Data access is a critical part of CPU design. CPUs operate at extremely high speeds, processing multiple instructions each clock cycle and so need access to a lot of data. The vast majority of that data is stored on the storage media. Storage devices, however, are impossibly slow compared to a CPU. Storage devices are also significantly better at sequential reads than they are at random reads, though SSDs offer a marked improvement in this regard (and many others) over HDDs.
System RAM is designed to be loaded with all the data the CPU might need for the currently running software. RAM has a significantly lower latency than storage, it also is specifically tailored to have high random read performance. Still, as much as modern RAM is fast, it’s still nothing compared to the CPU with latencies on the order of 400 clock cycles.
To further reduce the latency, most modern CPUs include tiers of cache memory. Typically, these are referred to as the L1, L2, and L3 caches. L1 is really high speed, typically taking on the order of 5 clock cycles to access. L2 is a bit slower, on the order of 20 cycles. L3 is even slower still at around 200 cycles. While L1 is incredibly fast, it’s also tiny. Much of its speed comes from the fact that smaller caches take less time to search. L2 is bigger than L1 but smaller than L3 which is smaller still than system RAM. Balancing the size of these caches well is critical to getting a high-performance CPU. Cache hit ratios are important, but you need to balance the number of hits with how long it takes to get that hit, hence the tiers.
Note that scratchpad memory doesn’t fit in the traditional memory hierarchy. That’s because it isn’t used in most consumer CPUs. Scratchpad memory is designed to be used like a scratchpad would be in real life. You note down temporary information that you need to remember but don’t need to actually file away. Much of the time a CPU processes data and then needs that result again straight away. It can copy it to memory, but to be able to access it quickly it should also keep it in the cache.
Scratchpad memory essentially fills the same gap as the L1 cache. It’s accessible as fast as possible, often in single-digit cycle counts. To manage this, it is also relatively small. There are two key differences between L1 and scratchpad memory, though. Firstly, scratchpad memory is directly addressable. Secondly, it is shared between all cores and processors.
Differences between cache and scratchpad
The CPU cache is essentially transparent to the CPU, it can’t deliberately put data there and its contents can’t be programmed. Instead, the CPU just requests data from RAM and happens to get it back faster, sometimes significantly faster than it might expect. Allowing the scratchpad to be addressable means that code can specify exactly what data should be in the scratchpad. This can be useful, though modern caching algorithms are excellent with hit rates of 95-97% being expected in standard workloads.
L1 cache is always locked to an individual processing core. No other processing core can access it. This means that if multiple cores need the same data, they may duplicate it in their respective L1 caches.
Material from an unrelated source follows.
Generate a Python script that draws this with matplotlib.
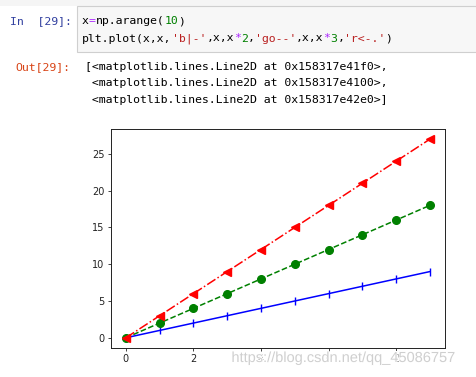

In some CPU architectures, the L2 is per core, in others it’s shared by a small number or even all of the cores. L3 tends to be shared by all cores. Sharing cache between cores allows two or more cores to access the same data without duplicating it. It also allows one core to utilise more than its fair share when it has the need and the cache has the space.
Scratchpad acts similarly to the L1 in terms of speed, and capacity, but it is shared between all cores. This allows very fast access to specific data being acted on in a multithreaded workload. Scratchpad memory can even be shared between distinct CPUs on multi-socket motherboards.
One disadvantage that scratchpad memory has is that it may be relied on too heavily. Being able to access it directly, software may rely on its presence in certain quantities. In this case, it would then be incapable of running on CPUs without that much scratchpad memory. Cache tiers simply don’t suffer from this problem and so are better suited to general-purpose use.
Scratchpad memory is most often found in multi-socket server systems designed for HPC (High-Performance Computing). There, its combination of speed and shared access makes it useful for highly parallel workloads.
Scratchpad memory also sees use in much smaller processors. Embedded processors, often MPSoCs. An embedded processor is often relatively low power and specialised for a specific task. This specialisation is often represented in hardware optimisations. In a Multi-Processor System on a Chip especially, shared high-speed memory may provide significant latency improvements to multiple different processors. These sorts of CPUs are often very fixed in design. Game consoles for example already see a lot of optimisations for hardware design and so can make good use of such features without needing to worry about backwards or forwards compatibility.
Scratchpad memory is similar to L1 cache but has a number of differences that change its use cases. Instead of being a cache its directly addressable allowing data to be specifically assigned to particularly high-speed memory. It’s also shared between all processor cores and processors, making it particularly useful in heavily multithreaded workloads.